Now a black hole has a velocity vector that corresponds to that of a fermion with a high velocity. That is to say, that the velocity vector of a black hole corresponds to that of a relative black hole. A black hole represents the shortest path in the galaxy as far as it concerns a fermion (the inverse of the path described by a boson, where the path in some black hole becomes the very, very longest path of all, even two billion light years long). Given the equivalence that exists between gravitation and acceleration, what this suggests is that, as far as it concerns fermions, acceleration is equivalent to a decrease in path distance. I still do not know exactly what this means, and I need to spend some more time thinking about it.

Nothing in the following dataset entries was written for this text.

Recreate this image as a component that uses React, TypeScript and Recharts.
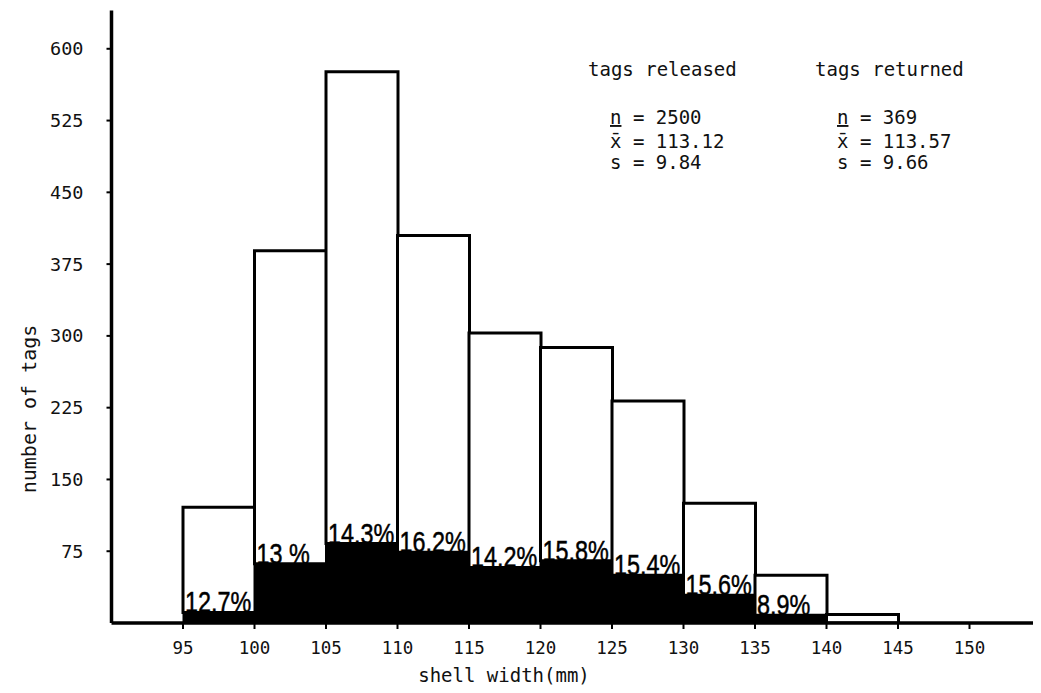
import React from 'react';
import { BarChart, Bar, XAxis, YAxis, LabelList } from 'recharts';

// ---- data ----
const binStarts = [95, 100, 105, 110, 115, 120, 125, 130, 135, 140];
const binWidth = 5;
const released = [121, 389, 576, 405, 303, 288, 232, 125, 50, 9];
const returned = [11, 62, 83, 74, 58, 65, 50, 29, 8, 0];
const pctLabels = ['12.7%', '13 %', '14.3%', '16.2%', '14.2%', '15.8%', '15.4%', '15.6%', '8.9%', ''];
const xTicks = [95, 100, 105, 110, 115, 120, 125, 130, 135, 140, 145, 150];
const yTicks = [75, 150, 225, 300, 375, 450, 525, 600];

const releasedStats = { n: '2500', mean: '113.12', sd: '9.84' };
const returnedStats = { n: '369', mean: '113.57', sd: '9.66' };

const data = binStarts.map((s, i) => ({
  mid: s + binWidth / 2,
  returned: returned[i],
  rest: released[i] - returned[i],
  pct: pctLabels[i],
}));

const MONO = '"DejaVu Sans Mono", "Liberation Mono", monospace';

const renderPct = (props: any) => {
  const x = Number(props.x);
  const y = Number(props.y);
  const h = Number(props.height);
  const v = props.value;
  if (!v) return null;
  return (
    <text
      transform={`translate(${x + 2},${y + h}) scale(0.78,1)`}
      fontSize={30}
      fontFamily='"Liberation Sans", Arial, sans-serif'
      fill="#000"
      stroke="#000"
      strokeWidth={0.5}
    >
      {v}
    </text>
  );
};

const StatBlock = ({ x, title, s }: { x: number; title: string; s: { n: string; mean: string; sd: string } }) => (
  <g fontFamily={MONO} fontSize={19} fill="#111">
    <text x={x} y={68}>{title}</text>
    <text x={x + 22} y={116}>
      <tspan textDecoration="underline">n</tspan>
      {` = ${s.n}`}
    </text>
    <text x={x + 22} y={140}>{`x\u0304 = ${s.mean}`}</text>
    <text x={x + 22} y={161}>{`s = ${s.sd}`}</text>
  </g>
);

export default function App() {
  return (
    <div style={{ width: 1033, height: 685, background: '#fff' }}>
      <BarChart
        width={1033}
        height={685}
        data={data}
        margin={{ top: 2.5, right: 0, bottom: 0, left: 0 }}
        barCategoryGap={0}
        barGap={0}
      >
        <XAxis
          dataKey="mid"
          type="number"
          domain={[90, 155]}
          ticks={xTicks}
          interval={0}
          allowDataOverflow
          height={70}
          axisLine={{ stroke: '#000', strokeWidth: 3.5 }}
          tickLine={{ stroke: '#000', strokeWidth: 2 }}
          tickSize={6}
          tickMargin={13}
          tick={{ fill: '#111', fontSize: 17.5, fontFamily: MONO }}
        />
        <YAxis
          type="number"
          domain={[0, 640]}
          ticks={yTicks}
          interval={0}
          allowDataOverflow
          width={103.5}
          axisLine={{ stroke: '#000', strokeWidth: 3.5 }}
          tickLine={{ stroke: '#000', strokeWidth: 2 }}
          tickSize={5}
          tickMargin={23}
          tick={{ fill: '#111', fontSize: 18.5, fontFamily: MONO }}
        />
        <Bar dataKey="returned" stackId="a" fill="#000" stroke="#000" strokeWidth={1} isAnimationActive={false} />
        <Bar dataKey="rest" stackId="a" fill="#fff" stroke="#000" strokeWidth={3} isAnimationActive={false}>
          <LabelList dataKey="pct" content={renderPct} />
        </Bar>
        <StatBlock x={580} title="tags released" s={releasedStats} />
        <StatBlock x={807} title="tags returned" s={returnedStats} />
        <text
          x={21}
          y={401}
          transform="rotate(-90, 21, 401)"
          textAnchor="middle"
          dominantBaseline="central"
          fontFamily={MONO}
          fontSize={20}
          fill="#111"
        >
          number of tags
        </text>
        <text x={496} y={674} textAnchor="middle" fontFamily={MONO} fontSize={19} fill="#111">
          shell width(mm)
        </text>
      </BarChart>
    </div>
  );
}
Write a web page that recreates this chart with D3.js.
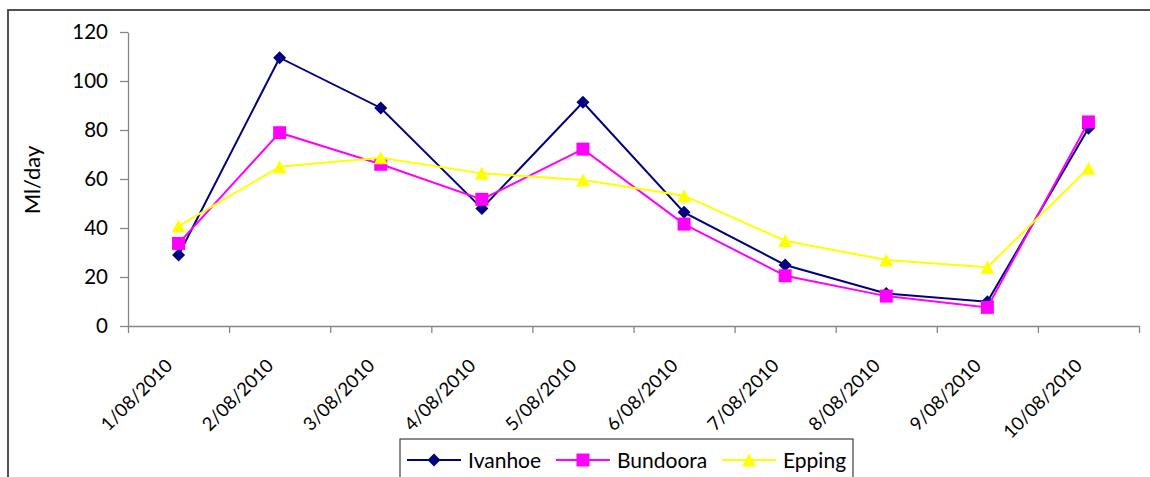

If someone was to ask ‘how far is it to some galaxy' they would receive the boson response, ‘one million light years'. If someone was to ask me what the distance to that same galaxy is I would give the fermion response, which, as it stands right now is quite uncertain. I am not yet certain what the distance to that galaxy really is, because I do not yet understand the fermion path. All that I do know is that the distance to that galaxy is purely relative, and therefore is not one million lightyears, for it is an error to describe a fermion path based upon the path of some boson, or to measure a fermion path in boson terms (lightyears).
This idea that distance is relative does violate simple common sense, but I am already convinced that it is correct. I believe that it will also prove to be important when it comes time to make sense out of such enigmas as ‘quantum entanglement' or what Einstein rejected as being ‘spooky action at a distance', for distance between any two points in the universe is relative to the velocity of a fermion.